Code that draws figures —

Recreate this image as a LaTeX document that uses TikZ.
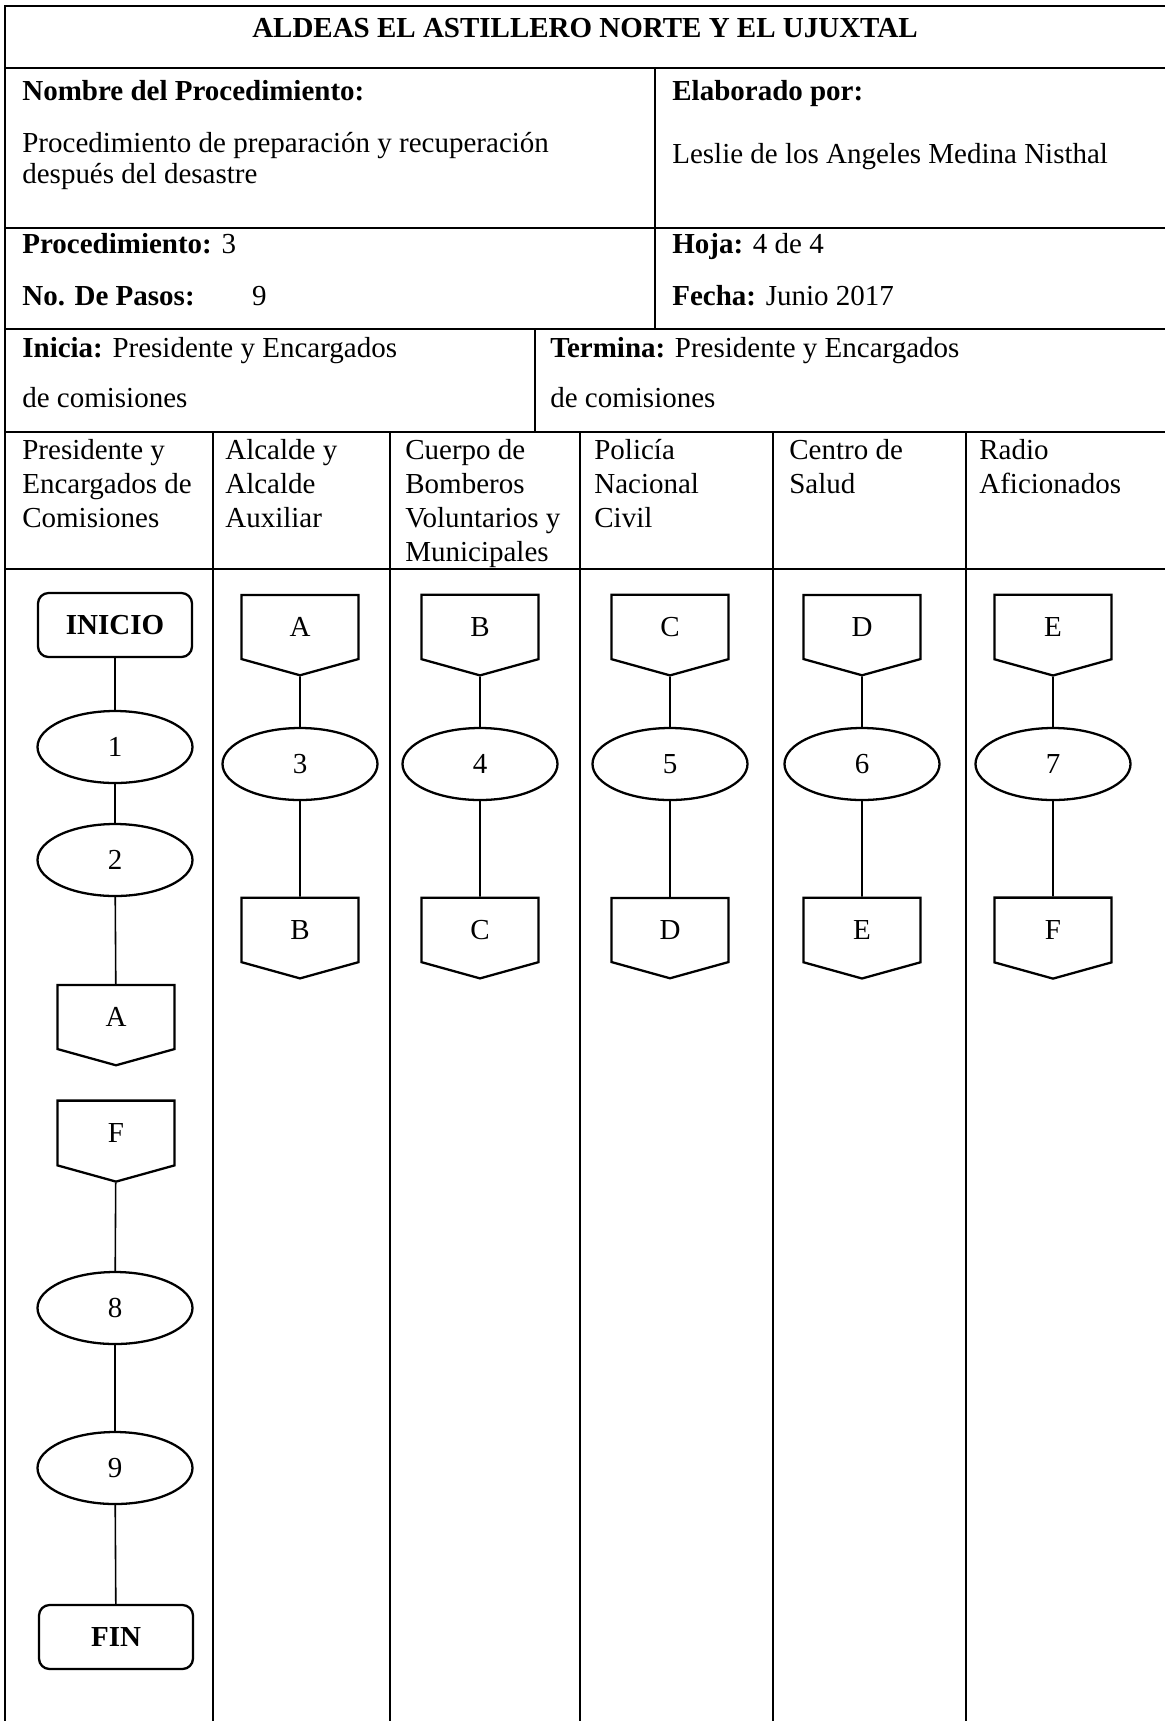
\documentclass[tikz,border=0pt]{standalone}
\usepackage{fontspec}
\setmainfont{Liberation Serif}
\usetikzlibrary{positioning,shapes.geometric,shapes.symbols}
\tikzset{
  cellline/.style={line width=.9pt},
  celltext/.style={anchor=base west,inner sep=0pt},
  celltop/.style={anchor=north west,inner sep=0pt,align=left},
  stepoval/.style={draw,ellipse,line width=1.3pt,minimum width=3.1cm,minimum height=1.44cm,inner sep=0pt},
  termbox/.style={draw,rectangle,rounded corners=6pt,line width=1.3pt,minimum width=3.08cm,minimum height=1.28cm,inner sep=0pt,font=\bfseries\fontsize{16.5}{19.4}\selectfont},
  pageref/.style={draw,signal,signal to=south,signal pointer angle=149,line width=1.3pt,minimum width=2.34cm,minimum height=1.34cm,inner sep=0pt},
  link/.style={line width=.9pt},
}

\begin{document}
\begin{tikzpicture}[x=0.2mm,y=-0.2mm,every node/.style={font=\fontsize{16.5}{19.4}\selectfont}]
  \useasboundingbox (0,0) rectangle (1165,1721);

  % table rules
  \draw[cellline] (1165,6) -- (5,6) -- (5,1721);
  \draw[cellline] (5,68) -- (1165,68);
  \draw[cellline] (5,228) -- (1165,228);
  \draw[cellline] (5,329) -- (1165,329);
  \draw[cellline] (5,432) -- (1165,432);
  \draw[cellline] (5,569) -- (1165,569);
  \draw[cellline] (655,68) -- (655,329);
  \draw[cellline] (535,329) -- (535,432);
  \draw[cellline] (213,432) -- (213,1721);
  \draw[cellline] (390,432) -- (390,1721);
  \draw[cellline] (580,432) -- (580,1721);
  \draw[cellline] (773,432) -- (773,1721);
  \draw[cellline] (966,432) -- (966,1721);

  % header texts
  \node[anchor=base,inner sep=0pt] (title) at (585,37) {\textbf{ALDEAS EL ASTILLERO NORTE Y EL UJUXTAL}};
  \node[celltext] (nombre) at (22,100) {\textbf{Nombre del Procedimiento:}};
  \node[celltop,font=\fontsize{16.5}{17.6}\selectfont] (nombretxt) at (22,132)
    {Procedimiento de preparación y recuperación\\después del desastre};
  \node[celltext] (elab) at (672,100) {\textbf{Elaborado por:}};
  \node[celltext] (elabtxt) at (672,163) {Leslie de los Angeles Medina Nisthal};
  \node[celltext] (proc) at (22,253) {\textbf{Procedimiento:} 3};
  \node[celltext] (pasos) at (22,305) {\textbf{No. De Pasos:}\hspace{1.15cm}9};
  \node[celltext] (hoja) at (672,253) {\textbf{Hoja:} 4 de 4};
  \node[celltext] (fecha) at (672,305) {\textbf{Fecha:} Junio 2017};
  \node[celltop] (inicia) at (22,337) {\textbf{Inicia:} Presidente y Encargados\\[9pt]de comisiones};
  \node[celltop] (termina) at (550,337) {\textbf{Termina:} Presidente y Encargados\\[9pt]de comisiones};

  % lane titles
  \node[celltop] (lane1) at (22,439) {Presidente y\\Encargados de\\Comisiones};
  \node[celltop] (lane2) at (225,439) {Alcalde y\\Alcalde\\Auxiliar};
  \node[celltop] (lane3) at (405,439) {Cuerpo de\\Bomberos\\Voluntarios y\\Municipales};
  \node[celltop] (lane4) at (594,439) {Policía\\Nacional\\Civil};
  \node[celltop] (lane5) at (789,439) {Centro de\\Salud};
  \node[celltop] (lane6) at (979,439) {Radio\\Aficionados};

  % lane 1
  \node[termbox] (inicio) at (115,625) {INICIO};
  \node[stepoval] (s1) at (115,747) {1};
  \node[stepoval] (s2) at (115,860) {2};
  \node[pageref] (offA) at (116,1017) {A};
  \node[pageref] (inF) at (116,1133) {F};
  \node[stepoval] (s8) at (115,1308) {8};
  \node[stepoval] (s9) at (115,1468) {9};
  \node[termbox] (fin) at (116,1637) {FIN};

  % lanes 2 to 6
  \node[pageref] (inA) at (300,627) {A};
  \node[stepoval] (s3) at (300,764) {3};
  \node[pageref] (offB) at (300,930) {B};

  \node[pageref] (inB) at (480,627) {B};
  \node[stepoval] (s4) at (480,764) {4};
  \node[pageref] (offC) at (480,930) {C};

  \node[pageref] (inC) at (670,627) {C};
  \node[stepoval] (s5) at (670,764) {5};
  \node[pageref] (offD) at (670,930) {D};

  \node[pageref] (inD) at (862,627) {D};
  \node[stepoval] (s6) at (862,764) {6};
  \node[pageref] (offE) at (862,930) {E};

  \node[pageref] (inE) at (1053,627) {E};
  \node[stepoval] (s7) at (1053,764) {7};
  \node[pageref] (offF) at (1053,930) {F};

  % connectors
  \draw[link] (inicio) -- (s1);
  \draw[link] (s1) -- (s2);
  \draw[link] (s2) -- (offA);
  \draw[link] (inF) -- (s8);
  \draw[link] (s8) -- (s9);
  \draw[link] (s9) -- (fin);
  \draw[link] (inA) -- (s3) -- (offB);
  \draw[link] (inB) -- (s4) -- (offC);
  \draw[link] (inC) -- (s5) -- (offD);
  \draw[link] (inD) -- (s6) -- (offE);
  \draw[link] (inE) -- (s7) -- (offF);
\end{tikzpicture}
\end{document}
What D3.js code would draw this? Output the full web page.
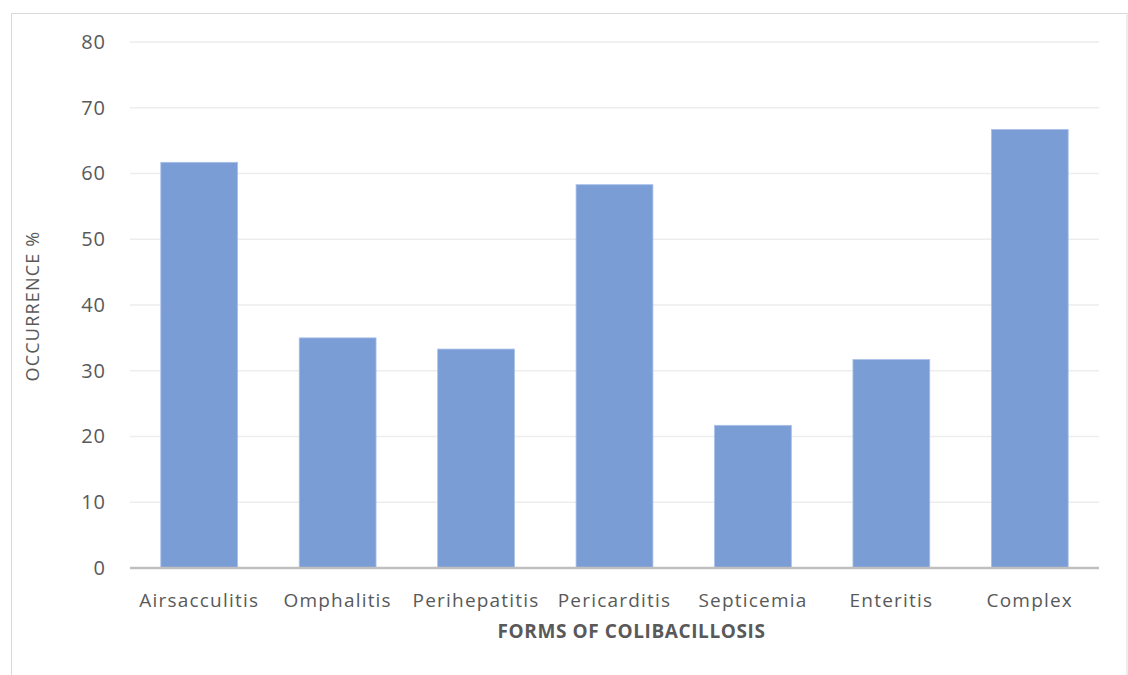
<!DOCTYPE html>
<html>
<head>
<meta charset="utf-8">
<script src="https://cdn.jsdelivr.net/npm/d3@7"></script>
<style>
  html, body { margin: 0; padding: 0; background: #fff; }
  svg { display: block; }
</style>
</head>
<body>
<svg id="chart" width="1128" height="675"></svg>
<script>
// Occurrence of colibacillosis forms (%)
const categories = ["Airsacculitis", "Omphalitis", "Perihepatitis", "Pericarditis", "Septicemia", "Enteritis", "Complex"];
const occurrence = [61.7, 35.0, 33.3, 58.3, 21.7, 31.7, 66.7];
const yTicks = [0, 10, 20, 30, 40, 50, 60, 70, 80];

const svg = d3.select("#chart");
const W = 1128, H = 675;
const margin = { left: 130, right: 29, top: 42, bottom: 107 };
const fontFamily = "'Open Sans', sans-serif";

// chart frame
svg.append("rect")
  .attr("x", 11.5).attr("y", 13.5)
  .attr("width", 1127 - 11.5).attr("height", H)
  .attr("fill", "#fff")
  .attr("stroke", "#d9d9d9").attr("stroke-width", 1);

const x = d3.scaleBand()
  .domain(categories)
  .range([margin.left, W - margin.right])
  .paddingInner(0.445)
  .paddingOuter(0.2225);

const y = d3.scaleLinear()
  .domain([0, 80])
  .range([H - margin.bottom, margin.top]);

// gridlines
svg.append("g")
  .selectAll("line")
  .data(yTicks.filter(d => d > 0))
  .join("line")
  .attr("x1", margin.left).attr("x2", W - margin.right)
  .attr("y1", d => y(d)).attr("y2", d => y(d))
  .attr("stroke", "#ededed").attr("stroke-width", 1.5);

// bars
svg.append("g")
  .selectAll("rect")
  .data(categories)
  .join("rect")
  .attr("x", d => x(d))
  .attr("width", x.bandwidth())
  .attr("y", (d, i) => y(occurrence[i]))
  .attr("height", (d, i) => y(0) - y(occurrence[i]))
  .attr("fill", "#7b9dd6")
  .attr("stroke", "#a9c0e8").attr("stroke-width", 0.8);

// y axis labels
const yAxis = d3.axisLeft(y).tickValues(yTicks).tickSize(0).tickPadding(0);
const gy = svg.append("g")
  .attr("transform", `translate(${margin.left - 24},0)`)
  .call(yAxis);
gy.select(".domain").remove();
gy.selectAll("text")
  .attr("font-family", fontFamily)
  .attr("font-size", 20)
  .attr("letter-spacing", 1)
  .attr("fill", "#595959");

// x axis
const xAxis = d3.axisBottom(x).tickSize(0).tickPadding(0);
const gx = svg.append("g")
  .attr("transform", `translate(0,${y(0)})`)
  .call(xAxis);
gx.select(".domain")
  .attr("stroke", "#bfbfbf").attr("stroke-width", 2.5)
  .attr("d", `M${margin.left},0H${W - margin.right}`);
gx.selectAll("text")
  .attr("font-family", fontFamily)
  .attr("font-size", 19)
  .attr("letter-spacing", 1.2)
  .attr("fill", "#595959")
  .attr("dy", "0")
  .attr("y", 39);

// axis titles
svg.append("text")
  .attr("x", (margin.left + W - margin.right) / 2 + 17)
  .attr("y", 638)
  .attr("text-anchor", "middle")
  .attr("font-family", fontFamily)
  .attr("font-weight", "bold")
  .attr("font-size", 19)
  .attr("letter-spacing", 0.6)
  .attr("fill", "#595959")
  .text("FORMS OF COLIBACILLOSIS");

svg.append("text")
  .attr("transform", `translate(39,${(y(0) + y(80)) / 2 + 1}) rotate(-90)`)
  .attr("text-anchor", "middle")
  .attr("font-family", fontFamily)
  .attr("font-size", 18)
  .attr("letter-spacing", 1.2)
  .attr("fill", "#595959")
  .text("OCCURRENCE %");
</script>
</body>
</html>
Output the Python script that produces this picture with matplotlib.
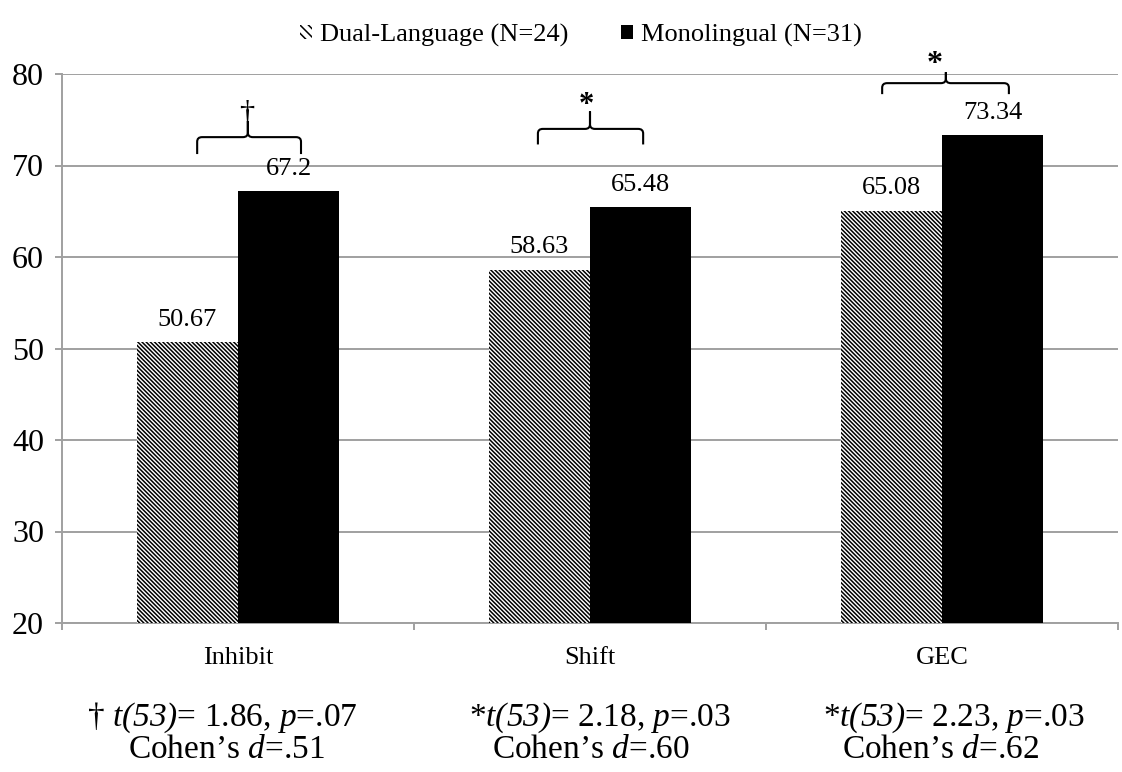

What is asked — Return only the lines running from the top of the data to the line that holds "(966,432) -- (966,1721);". Include both of those lines, but skip the pictures.

Solution for this task —
Recreate this image as a LaTeX document that uses TikZ.
\documentclass[tikz,border=0pt]{standalone}
\usepackage{fontspec}
\setmainfont{Liberation Serif}
\usetikzlibrary{positioning,shapes.geometric,shapes.symbols}
\tikzset{
  cellline/.style={line width=.9pt},
  celltext/.style={anchor=base west,inner sep=0pt},
  celltop/.style={anchor=north west,inner sep=0pt,align=left},
  stepoval/.style={draw,ellipse,line width=1.3pt,minimum width=3.1cm,minimum height=1.44cm,inner sep=0pt},
  termbox/.style={draw,rectangle,rounded corners=6pt,line width=1.3pt,minimum width=3.08cm,minimum height=1.28cm,inner sep=0pt,font=\bfseries\fontsize{16.5}{19.4}\selectfont},
  pageref/.style={draw,signal,signal to=south,signal pointer angle=149,line width=1.3pt,minimum width=2.34cm,minimum height=1.34cm,inner sep=0pt},
  link/.style={line width=.9pt},
}

\begin{document}
\begin{tikzpicture}[x=0.2mm,y=-0.2mm,every node/.style={font=\fontsize{16.5}{19.4}\selectfont}]
  \useasboundingbox (0,0) rectangle (1165,1721);

  % table rules
  \draw[cellline] (1165,6) -- (5,6) -- (5,1721);
  \draw[cellline] (5,68) -- (1165,68);
  \draw[cellline] (5,228) -- (1165,228);
  \draw[cellline] (5,329) -- (1165,329);
  \draw[cellline] (5,432) -- (1165,432);
  \draw[cellline] (5,569) -- (1165,569);
  \draw[cellline] (655,68) -- (655,329);
  \draw[cellline] (535,329) -- (535,432);
  \draw[cellline] (213,432) -- (213,1721);
  \draw[cellline] (390,432) -- (390,1721);
  \draw[cellline] (580,432) -- (580,1721);
  \draw[cellline] (773,432) -- (773,1721);
  \draw[cellline] (966,432) -- (966,1721);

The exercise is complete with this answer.